Pretty lousy! Though I thought it was nice when the cat taught the dog how to be a dog. Otherwise, it’s a jumbled up Truman Show, Aladdin, Homeward Bound thing with annoying pigeons. Bolt finds out reality is a lie, learns how to enjoy being himself and three animals go on a long journey to find Bolt’s “person.” Too bad Bolt’s person is the blandest girl in the world with a voice that pulled me out of the movie every time she talked. The other voices? Nondescript. So John Travolta is Bolt – who cares? I thought one guy was James Woods but it turned out to be someone else doing a James Woods impression and someone else was Malcolm MacDowell and I had no idea during the movie. So what’s the point of casting “names” then? The message of the movie rings extremely false too, as it celebrates the mundane over the special. The girl quits her blossoming acting career for her dog? Yeah, that sounds honest.

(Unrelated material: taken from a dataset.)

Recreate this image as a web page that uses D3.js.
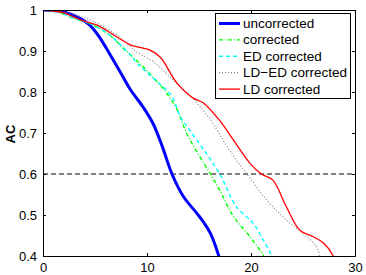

Underworld: Rise of the Lycans (2009)

Wow. Um. I didn’t bother with the first two movies – that shit looks so boring – so I admit I was kind of lost when characters and situations were never properly introduced. I guess the rambling narration at the beginning was supposed to help with that but it didn’t really. So I guess it’s a war between vampires and werewolves? Where the vampires are clearly outclassed by rampaging, rubbery-looking werewolves because they’re too busy staring at each other in Jedi council meetings the entire time? For fucking VAMPIRES these pusses show no backbone. Or fangs, really. Bill Nighy, as the vampire leader, is the only one with a pulse, looking fucking insane the entire time he’s onscreen. He hams it up very well, so it’s a shame everyone else BORES. There’s not a humorous bone in its body considering its stupid premise. Underworld is a key part of the Twilight crowd diluting the vampire fiction pool. I mean, fuck, Interview with the Vampire is cooler than this shit and that has Tom Cruise making kissy faces at Brad Pitt while they raise a hideous young Kirsten Dunst together. This is just boring, I even nodded off a few times. The sets c0nsist of the woods and what looks like some half-assed Helm’s Deep. The whole thing looks Sci-Fi Channel cheap.

Most interesting thing about it? MICHAEL SHEEN IS THE MAIN CHARACTER. I thought that guy looked familiar under all the filth and hair. That’s some range, Mr. Frost.